* **PROBLEM REQUIREMENTS**:
Write out the listing below without alteration, omitting its pictures.

** START **

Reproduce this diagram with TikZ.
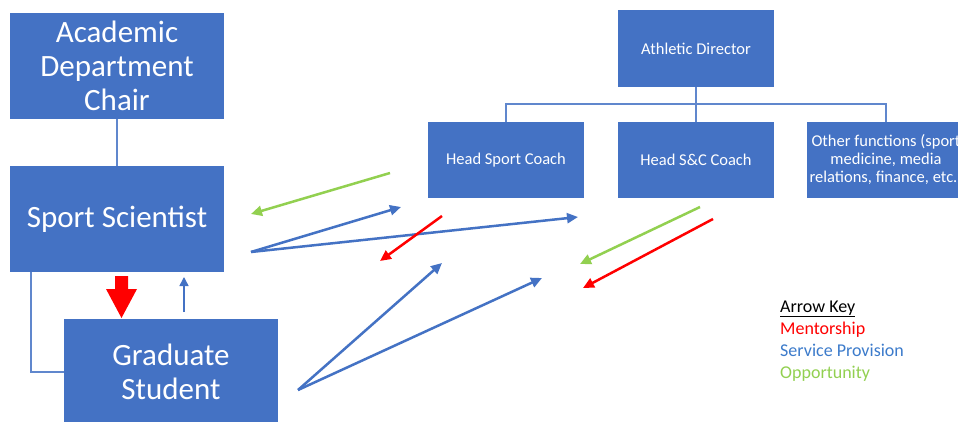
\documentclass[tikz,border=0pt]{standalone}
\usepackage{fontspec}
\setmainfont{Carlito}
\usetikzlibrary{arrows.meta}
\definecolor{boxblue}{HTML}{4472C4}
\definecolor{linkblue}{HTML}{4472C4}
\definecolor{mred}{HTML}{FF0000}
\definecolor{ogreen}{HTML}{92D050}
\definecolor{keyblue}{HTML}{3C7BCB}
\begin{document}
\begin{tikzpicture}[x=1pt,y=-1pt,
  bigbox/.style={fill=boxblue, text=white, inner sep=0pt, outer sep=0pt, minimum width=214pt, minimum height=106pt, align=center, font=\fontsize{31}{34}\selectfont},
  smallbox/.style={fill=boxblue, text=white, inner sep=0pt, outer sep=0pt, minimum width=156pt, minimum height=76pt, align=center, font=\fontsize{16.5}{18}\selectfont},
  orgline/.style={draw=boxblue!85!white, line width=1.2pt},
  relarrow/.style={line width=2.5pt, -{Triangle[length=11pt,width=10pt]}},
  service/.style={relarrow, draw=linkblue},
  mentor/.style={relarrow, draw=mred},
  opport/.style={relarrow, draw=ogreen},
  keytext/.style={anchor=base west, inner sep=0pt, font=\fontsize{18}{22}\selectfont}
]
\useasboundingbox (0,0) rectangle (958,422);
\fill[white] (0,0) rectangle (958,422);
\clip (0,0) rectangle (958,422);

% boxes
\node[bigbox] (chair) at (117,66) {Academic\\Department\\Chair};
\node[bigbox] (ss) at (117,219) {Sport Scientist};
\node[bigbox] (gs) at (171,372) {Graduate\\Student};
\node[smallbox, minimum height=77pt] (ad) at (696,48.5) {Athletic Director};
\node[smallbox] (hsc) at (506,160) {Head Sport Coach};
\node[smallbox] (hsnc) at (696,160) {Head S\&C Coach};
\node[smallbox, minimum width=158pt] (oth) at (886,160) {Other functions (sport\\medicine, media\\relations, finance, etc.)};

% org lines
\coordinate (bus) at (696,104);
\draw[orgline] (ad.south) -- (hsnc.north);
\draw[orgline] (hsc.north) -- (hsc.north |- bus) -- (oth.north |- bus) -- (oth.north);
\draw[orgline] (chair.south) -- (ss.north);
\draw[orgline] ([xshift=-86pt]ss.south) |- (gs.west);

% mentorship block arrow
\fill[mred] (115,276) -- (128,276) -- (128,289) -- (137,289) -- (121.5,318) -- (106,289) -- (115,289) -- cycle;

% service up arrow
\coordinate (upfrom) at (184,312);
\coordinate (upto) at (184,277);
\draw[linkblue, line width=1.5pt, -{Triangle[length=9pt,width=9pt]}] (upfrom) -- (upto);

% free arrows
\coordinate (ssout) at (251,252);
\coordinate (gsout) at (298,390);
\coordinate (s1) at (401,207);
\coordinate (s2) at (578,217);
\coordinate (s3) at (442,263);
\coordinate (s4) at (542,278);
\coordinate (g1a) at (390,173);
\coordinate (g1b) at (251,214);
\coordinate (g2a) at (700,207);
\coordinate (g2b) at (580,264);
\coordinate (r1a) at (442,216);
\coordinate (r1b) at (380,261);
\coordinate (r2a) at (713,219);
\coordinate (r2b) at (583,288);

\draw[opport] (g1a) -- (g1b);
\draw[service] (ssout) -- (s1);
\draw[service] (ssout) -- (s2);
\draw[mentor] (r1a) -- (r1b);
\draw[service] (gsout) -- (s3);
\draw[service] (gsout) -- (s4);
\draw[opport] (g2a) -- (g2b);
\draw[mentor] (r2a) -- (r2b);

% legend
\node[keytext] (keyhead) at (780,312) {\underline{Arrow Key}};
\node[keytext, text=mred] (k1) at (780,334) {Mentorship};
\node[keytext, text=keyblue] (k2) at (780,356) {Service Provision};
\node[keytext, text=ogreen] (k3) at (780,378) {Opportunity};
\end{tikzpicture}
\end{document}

** END **

* **THE OUTPUT**:
Reproduce this diagram with TikZ.
\documentclass[tikz,border=0pt]{standalone}
\usepackage{fontspec}
\setmainfont{Carlito}
\usetikzlibrary{arrows.meta}
\definecolor{boxblue}{HTML}{4472C4}
\definecolor{linkblue}{HTML}{4472C4}
\definecolor{mred}{HTML}{FF0000}
\definecolor{ogreen}{HTML}{92D050}
\definecolor{keyblue}{HTML}{3C7BCB}
\begin{document}
\begin{tikzpicture}[x=1pt,y=-1pt,
  bigbox/.style={fill=boxblue, text=white, inner sep=0pt, outer sep=0pt, minimum width=214pt, minimum height=106pt, align=center, font=\fontsize{31}{34}\selectfont},
  smallbox/.style={fill=boxblue, text=white, inner sep=0pt, outer sep=0pt, minimum width=156pt, minimum height=76pt, align=center, font=\fontsize{16.5}{18}\selectfont},
  orgline/.style={draw=boxblue!85!white, line width=1.2pt},
  relarrow/.style={line width=2.5pt, -{Triangle[length=11pt,width=10pt]}},
  service/.style={relarrow, draw=linkblue},
  mentor/.style={relarrow, draw=mred},
  opport/.style={relarrow, draw=ogreen},
  keytext/.style={anchor=base west, inner sep=0pt, font=\fontsize{18}{22}\selectfont}
]
\useasboundingbox (0,0) rectangle (958,422);
\fill[white] (0,0) rectangle (958,422);
\clip (0,0) rectangle (958,422);

% boxes
\node[bigbox] (chair) at (117,66) {Academic\\Department\\Chair};
\node[bigbox] (ss) at (117,219) {Sport Scientist};
\node[bigbox] (gs) at (171,372) {Graduate\\Student};
\node[smallbox, minimum height=77pt] (ad) at (696,48.5) {Athletic Director};
\node[smallbox] (hsc) at (506,160) {Head Sport Coach};
\node[smallbox] (hsnc) at (696,160) {Head S\&C Coach};
\node[smallbox, minimum width=158pt] (oth) at (886,160) {Other functions (sport\\medicine, media\\relations, finance, etc.)};

% org lines
\coordinate (bus) at (696,104);
\draw[orgline] (ad.south) -- (hsnc.north);
\draw[orgline] (hsc.north) -- (hsc.north |- bus) -- (oth.north |- bus) -- (oth.north);
\draw[orgline] (chair.south) -- (ss.north);
\draw[orgline] ([xshift=-86pt]ss.south) |- (gs.west);

% mentorship block arrow
\fill[mred] (115,276) -- (128,276) -- (128,289) -- (137,289) -- (121.5,318) -- (106,289) -- (115,289) -- cycle;

% service up arrow
\coordinate (upfrom) at (184,312);
\coordinate (upto) at (184,277);
\draw[linkblue, line width=1.5pt, -{Triangle[length=9pt,width=9pt]}] (upfrom) -- (upto);

% free arrows
\coordinate (ssout) at (251,252);
\coordinate (gsout) at (298,390);
\coordinate (s1) at (401,207);
\coordinate (s2) at (578,217);
\coordinate (s3) at (442,263);
\coordinate (s4) at (542,278);
\coordinate (g1a) at (390,173);
\coordinate (g1b) at (251,214);
\coordinate (g2a) at (700,207);
\coordinate (g2b) at (580,264);
\coordinate (r1a) at (442,216);
\coordinate (r1b) at (380,261);
\coordinate (r2a) at (713,219);
\coordinate (r2b) at (583,288);

\draw[opport] (g1a) -- (g1b);
\draw[service] (ssout) -- (s1);
\draw[service] (ssout) -- (s2);
\draw[mentor] (r1a) -- (r1b);
\draw[service] (gsout) -- (s3);
\draw[service] (gsout) -- (s4);
\draw[opport] (g2a) -- (g2b);
\draw[mentor] (r2a) -- (r2b);

% legend
\node[keytext] (keyhead) at (780,312) {\underline{Arrow Key}};
\node[keytext, text=mred] (k1) at (780,334) {Mentorship};
\node[keytext, text=keyblue] (k2) at (780,356) {Service Provision};
\node[keytext, text=ogreen] (k3) at (780,378) {Opportunity};
\end{tikzpicture}
\end{document}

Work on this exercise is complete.